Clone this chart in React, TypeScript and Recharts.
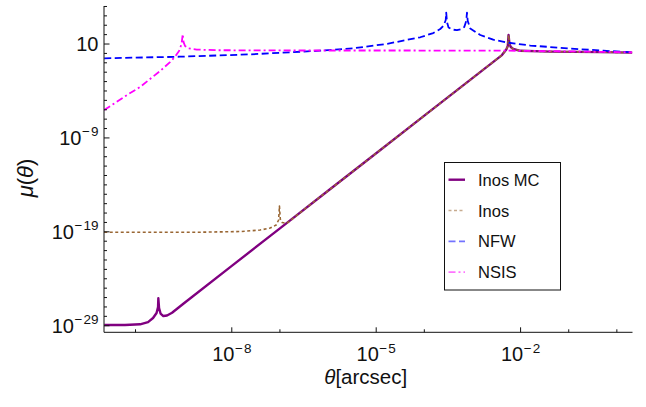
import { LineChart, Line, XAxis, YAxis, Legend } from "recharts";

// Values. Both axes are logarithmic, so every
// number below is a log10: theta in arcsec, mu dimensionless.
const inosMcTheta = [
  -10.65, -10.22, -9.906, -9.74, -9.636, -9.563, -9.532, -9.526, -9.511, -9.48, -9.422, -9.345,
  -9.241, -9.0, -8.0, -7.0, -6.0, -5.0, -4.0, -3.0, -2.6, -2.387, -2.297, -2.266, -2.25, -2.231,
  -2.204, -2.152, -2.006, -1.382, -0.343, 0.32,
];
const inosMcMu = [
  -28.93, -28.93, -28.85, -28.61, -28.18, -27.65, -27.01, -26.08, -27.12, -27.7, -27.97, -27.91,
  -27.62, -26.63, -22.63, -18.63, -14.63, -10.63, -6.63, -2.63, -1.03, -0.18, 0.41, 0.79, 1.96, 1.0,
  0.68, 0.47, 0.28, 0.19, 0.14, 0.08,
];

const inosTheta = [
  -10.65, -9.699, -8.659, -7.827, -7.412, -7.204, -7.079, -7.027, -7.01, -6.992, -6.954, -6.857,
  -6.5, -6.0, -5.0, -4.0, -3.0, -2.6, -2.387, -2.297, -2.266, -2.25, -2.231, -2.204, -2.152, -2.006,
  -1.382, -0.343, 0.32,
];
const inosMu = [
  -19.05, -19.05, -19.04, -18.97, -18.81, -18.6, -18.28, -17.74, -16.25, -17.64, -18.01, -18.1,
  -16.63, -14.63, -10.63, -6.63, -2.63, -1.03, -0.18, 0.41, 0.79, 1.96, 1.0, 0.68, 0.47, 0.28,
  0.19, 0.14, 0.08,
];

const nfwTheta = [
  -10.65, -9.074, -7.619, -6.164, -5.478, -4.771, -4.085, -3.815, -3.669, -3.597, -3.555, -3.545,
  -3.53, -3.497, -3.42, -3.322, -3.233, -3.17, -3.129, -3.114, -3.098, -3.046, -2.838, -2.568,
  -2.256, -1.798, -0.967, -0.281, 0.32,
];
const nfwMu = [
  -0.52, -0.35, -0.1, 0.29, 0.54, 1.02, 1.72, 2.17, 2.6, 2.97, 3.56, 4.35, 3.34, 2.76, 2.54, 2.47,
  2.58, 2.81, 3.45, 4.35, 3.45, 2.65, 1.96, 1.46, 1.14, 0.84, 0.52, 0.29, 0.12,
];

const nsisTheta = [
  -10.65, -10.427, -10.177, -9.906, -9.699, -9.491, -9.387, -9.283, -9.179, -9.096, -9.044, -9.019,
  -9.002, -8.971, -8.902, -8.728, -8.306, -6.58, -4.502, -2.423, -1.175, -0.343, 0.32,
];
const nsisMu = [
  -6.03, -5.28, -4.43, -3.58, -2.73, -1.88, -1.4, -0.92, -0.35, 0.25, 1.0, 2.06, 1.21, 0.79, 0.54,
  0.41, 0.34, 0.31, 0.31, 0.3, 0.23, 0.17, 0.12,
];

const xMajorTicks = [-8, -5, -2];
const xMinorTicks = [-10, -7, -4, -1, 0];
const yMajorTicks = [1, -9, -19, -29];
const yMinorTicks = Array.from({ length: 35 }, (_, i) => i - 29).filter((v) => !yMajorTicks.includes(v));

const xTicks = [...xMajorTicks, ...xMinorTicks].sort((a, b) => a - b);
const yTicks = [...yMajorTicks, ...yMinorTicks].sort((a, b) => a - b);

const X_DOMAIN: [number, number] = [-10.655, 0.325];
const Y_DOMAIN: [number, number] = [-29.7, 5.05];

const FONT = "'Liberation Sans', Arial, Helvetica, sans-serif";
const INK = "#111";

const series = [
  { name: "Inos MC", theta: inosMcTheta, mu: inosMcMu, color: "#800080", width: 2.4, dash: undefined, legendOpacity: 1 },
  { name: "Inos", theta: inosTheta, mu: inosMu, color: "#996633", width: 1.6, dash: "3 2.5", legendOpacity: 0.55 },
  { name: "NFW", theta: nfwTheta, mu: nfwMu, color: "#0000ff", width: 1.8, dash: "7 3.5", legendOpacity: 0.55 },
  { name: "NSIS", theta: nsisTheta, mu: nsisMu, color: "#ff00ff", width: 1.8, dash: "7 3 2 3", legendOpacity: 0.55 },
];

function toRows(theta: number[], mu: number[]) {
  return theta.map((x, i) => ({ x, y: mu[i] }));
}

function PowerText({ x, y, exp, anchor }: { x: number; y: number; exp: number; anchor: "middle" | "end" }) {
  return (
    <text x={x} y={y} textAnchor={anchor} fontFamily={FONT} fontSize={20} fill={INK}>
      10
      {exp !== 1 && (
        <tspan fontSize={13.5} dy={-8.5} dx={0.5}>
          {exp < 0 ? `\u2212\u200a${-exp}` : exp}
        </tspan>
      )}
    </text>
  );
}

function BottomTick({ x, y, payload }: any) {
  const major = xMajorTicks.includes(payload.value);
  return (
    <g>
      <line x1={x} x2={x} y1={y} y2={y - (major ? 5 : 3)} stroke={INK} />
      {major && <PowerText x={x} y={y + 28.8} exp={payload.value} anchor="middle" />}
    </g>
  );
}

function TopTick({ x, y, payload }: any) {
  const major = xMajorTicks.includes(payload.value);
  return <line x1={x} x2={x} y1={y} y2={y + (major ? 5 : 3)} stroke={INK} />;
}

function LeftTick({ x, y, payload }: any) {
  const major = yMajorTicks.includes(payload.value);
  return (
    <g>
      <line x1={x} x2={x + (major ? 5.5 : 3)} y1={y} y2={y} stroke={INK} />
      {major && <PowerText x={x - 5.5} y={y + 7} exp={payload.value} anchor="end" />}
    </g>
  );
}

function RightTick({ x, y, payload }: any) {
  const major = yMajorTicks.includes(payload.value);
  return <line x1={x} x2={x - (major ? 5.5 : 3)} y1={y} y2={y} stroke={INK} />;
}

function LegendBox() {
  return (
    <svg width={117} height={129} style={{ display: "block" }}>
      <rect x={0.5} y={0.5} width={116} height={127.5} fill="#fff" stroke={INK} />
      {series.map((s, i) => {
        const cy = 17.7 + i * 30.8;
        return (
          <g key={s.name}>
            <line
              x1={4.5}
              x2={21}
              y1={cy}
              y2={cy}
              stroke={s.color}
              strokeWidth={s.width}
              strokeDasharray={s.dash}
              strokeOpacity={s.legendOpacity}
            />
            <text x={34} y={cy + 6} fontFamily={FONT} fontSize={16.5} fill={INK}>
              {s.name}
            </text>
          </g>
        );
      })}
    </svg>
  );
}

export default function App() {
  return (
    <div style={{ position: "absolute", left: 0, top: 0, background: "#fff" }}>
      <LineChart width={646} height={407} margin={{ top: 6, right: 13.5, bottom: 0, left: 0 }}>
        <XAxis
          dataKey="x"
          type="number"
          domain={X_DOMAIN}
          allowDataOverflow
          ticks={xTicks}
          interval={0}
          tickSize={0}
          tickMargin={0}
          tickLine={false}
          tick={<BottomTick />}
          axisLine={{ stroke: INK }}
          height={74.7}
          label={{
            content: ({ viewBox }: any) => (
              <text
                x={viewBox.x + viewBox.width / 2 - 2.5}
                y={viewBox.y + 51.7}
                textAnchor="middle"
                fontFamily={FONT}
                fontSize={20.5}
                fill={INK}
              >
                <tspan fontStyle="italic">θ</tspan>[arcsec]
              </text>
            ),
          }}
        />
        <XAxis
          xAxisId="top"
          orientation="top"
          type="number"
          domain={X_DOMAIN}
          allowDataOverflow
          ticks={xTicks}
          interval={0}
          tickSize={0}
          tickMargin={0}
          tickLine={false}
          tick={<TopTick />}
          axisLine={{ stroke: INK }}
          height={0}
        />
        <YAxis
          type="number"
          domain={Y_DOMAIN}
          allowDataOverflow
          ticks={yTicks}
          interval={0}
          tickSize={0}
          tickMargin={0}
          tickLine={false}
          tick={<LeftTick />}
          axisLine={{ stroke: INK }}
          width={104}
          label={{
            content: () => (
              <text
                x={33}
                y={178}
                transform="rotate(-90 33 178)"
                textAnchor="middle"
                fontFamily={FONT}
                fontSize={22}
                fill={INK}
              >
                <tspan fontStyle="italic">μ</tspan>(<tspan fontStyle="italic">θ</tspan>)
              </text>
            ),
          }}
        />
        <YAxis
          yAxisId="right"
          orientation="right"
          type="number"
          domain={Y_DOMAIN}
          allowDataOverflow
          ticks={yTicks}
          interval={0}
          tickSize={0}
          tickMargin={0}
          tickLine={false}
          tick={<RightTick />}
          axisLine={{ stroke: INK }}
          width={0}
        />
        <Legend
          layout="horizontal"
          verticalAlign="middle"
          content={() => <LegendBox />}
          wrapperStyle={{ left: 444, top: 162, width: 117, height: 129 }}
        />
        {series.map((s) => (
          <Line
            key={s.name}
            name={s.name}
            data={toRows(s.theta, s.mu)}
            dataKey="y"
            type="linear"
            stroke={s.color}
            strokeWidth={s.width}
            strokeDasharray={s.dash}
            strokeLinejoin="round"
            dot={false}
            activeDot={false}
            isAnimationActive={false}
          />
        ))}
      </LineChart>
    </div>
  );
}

===

▶ _Given exercise_:
Each line from the top of the material through the line containing "XAxis, YAxis, Legend" should be reproduced exactly; please drop any images.

▶ _Output_:
Clone this chart in React, TypeScript and Recharts.
import { LineChart, Line, XAxis, YAxis, Legend } from "recharts";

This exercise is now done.